|
Все было предопределено уже тем, как понял он место Сулеймана в современности и дальнейшую жизнь его поэзии. А точнее — даже не тем, как понял это он, а тем, что определенное понимание этого было уже совершившимся фактом. И когда Капиев утверждал, что Сулейману «нужно было быть поэтом большого политического кругозора», — это не его собственные тезисы. Это те готовые, вне его сознания возникшие предпосылки, с которыми он приступал к работе с поэтом пять лет назад. G ними можно было соглашаться или нет; изменить их было нельзя. Капиев с ними согласился. Он взялся помочь поэту держаться «в седле современности». Современность и ее задачи Капиев понимал отлично. Он мог бы растолковать их любому неграмотному.

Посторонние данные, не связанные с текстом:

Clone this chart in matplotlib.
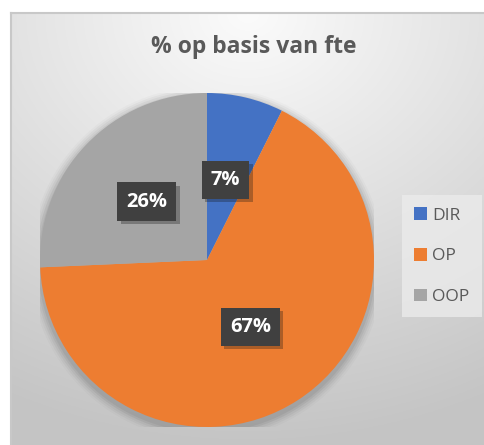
import numpy as np
import matplotlib
matplotlib.use('Agg')
import matplotlib.pyplot as plt
import matplotlib.patheffects as pe
from matplotlib.patches import Patch, Circle

labels = ['DIR', 'OP', 'OOP']
values = [7.4, 66.9, 25.7]
pct_text = ['7%', '67%', '26%']
colors = ['#4472c4', '#ed7d31', '#a5a5a5']
title = '% op basis van fte'

plt.rcParams['font.family'] = ['Open Sans', 'DejaVu Sans']

W, H = 485, 445
fig = plt.figure(figsize=(W / 100, H / 100), dpi=100)
fig.patch.set_facecolor('white')

# chart area background (gradient, lighter at the top)
bg = fig.add_axes([11 / W, 0, 1 - 11 / W, 1 - 13 / H])
yy, xx = np.mgrid[0:1:300j, 0:1:300j]
r = np.sqrt(((xx - 0.5) * 0.9) ** 2 + (yy * 1.0) ** 2)
r = np.clip(r / 1.0, 0, 1)
light = np.array([0.985, 0.985, 0.985])
dark = np.array([0.77, 0.77, 0.77])
img = light[None, None, :] * (1 - r[..., None]) + dark[None, None, :] * r[..., None]
bg.imshow(img, extent=[0, 1, 0, 1], origin='upper', aspect='auto')
bg.set_xlim(0, 1)
bg.set_ylim(0, 1)
bg.set_xticks([])
bg.set_yticks([])
for s in ['right', 'bottom']:
    bg.spines[s].set_visible(False)
for s in ['top', 'left']:
    bg.spines[s].set_color('#c8c8c8')
    bg.spines[s].set_linewidth(1.5)

# pie
cx, cy, rad = 207, 260, 167
ax = fig.add_axes([(cx - rad) / W, (H - cy - rad) / H, 2 * rad / W, 2 * rad / H])

wedges, _ = ax.pie(values, colors=colors, startangle=90, counterclock=False,
                   radius=1.0, wedgeprops=dict(linewidth=0))
ax.set_xlim(-1, 1)
ax.set_ylim(-1, 1)
ax.set_aspect('equal')
ax.axis('off')

# soft shadow
for i, a in enumerate([0.05, 0.05, 0.04, 0.03, 0.02]):
    ax.add_patch(Circle((0.0, -0.02), 1.0 + 0.012 * (i + 1), color='black', alpha=a, lw=0, zorder=0))

label_pos = [(0.11, 0.48), (0.26, -0.40), (-0.36, 0.35)]
for (x, y), t in zip(label_pos, pct_text):
    txt = ax.text(x, y, t, ha='center', va='center', fontsize=14.5, fontweight='bold', color='white',
                  bbox=dict(boxstyle='square,pad=0.45', fc='#404040', ec='none'), zorder=5)
    txt.get_bbox_patch().set_path_effects([pe.SimplePatchShadow(offset=(2.5, -2.5), alpha=0.3),
                                           pe.Normal()])

fig.text(254 / W, 1 - 47 / H, title, ha='center', va='center', fontsize=16.5,
         fontweight='bold', color='#595959')

handles = [Patch(facecolor=c, edgecolor='none') for c in colors]
leg = fig.legend(handles, labels, loc='upper left', bbox_to_anchor=(402 / W, 1 - 195 / H),
                 frameon=True, fontsize=12.5, labelspacing=1.4, handlelength=0.75,
                 handleheight=0.75, handletextpad=0.3, borderpad=0.7, fancybox=False,
                 borderaxespad=0)
leg.get_frame().set_facecolor('#ebebeb')
leg.get_frame().set_edgecolor('none')
leg.get_frame().set_alpha(0.8)
for t in leg.get_texts():
    t.set_color('#595959')

fig.savefig('out.png', dpi=100)
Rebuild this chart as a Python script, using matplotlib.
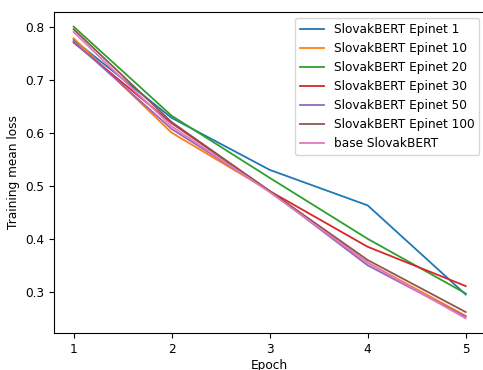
import matplotlib

matplotlib.use("Agg")
import matplotlib.pyplot as plt

epochs = [1, 2, 3, 4, 5]

epinet_1 = [0.775, 0.628, 0.530, 0.463, 0.295]
epinet_10 = [0.778, 0.600, 0.490, 0.355, 0.255]
epinet_20 = [0.800, 0.632, 0.515, 0.400, 0.297]
epinet_30 = [0.770, 0.618, 0.490, 0.385, 0.311]
epinet_50 = [0.772, 0.607, 0.490, 0.350, 0.253]
epinet_100 = [0.795, 0.620, 0.490, 0.360, 0.262]
base = [0.790, 0.612, 0.488, 0.355, 0.250]

series = [
  ("SlovakBERT Epinet 1", epinet_1),
  ("SlovakBERT Epinet 10", epinet_10),
  ("SlovakBERT Epinet 20", epinet_20),
  ("SlovakBERT Epinet 30", epinet_30),
  ("SlovakBERT Epinet 50", epinet_50),
  ("SlovakBERT Epinet 100", epinet_100),
  ("base SlovakBERT", base),
]

plt.rcParams["font.size"] = 8.7

fig = plt.figure(figsize=(4.83, 3.70), dpi=100)
ax = fig.add_axes([54 / 483, 1 - 333 / 370, (485.3 - 54) / 483, (333 - 12) / 370])
for name, vals in series:
  ax.plot(epochs, vals, label=name, linewidth=1.3)

ax.set_xticks(epochs)
ax.set_xlabel("Epoch", labelpad=2)
ax.set_ylabel("Training mean loss")
ax.legend(loc="upper right")

fig.savefig("out.png", dpi=100)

Сами формы бытования устной поэзии в Дагестане в те годы уже резко изменились. Разрушались замкнутость, застылость общественных форм, «политика» давно вторглась в патриархальную жизнь аулов. При этом еще не полностью была ликвидирована неграмотность населения. Наивно-агитационные формы поэзии могли приобретать в этих условиях особое, серьезное значение. Они выполняли роль газеты, радио, политической беседы.
Расширялся и круг тем песен Сулеймана. Политический темперамент поэта и его изменившийся взгляд на собственные задачи приводил его к темам, далеко выходившим за пределы кюринских предгорий — и здесь были естественны какие-то отклонения от привычных трактовок этих широкомасштабных тем: трактовки эти могли быть ему и неизвестны, да и странно выглядели бы в его песнях. Но все усиливающаяся у окружавших его людей боязнь политических ошибок вела и к строгому контролю над самим процессом творчества. Стремление видеть в «поэтах из народа» выразителей общественного мнения по всем решительно вопросам времени в середине тридцатых годов неминуемо привело к строгому редактированию их творчества.
Это повышенно строгое отношение к песням Стальского как к предназначенным уже не для устного исполнения в кругу односельчан, а для печати, причем для очень широкой печати, полностью разделял Капиев — и не только в 1935, но и в 1940 году. В докладе он рассказывал о том, что Стальский стал один сочинять песню «Об утильсырье» и «взял неправильный тон для своей песни». Можно только удивляться тому, в чем мерещилась тогда «неправильность», «невыдержанность». Взгляд читателей и критиков, современников Стальского, был слишком щепетилен. Микроскопические «отклонения» уже пугали. Оказывается, Сулейман «решил построить песню как просьбу: наше государство, мол, нуждается, ему нужно выпустить много машин для нас, так вы, мои друзья, собирайте старые тряпки, старые галоши. И это он слагал искренне, от души, будучи уверен, что так и надо, ибо все, что сочинял Сулейман, — уж я-то знаю это! — было искренне и шло от чистого сердца.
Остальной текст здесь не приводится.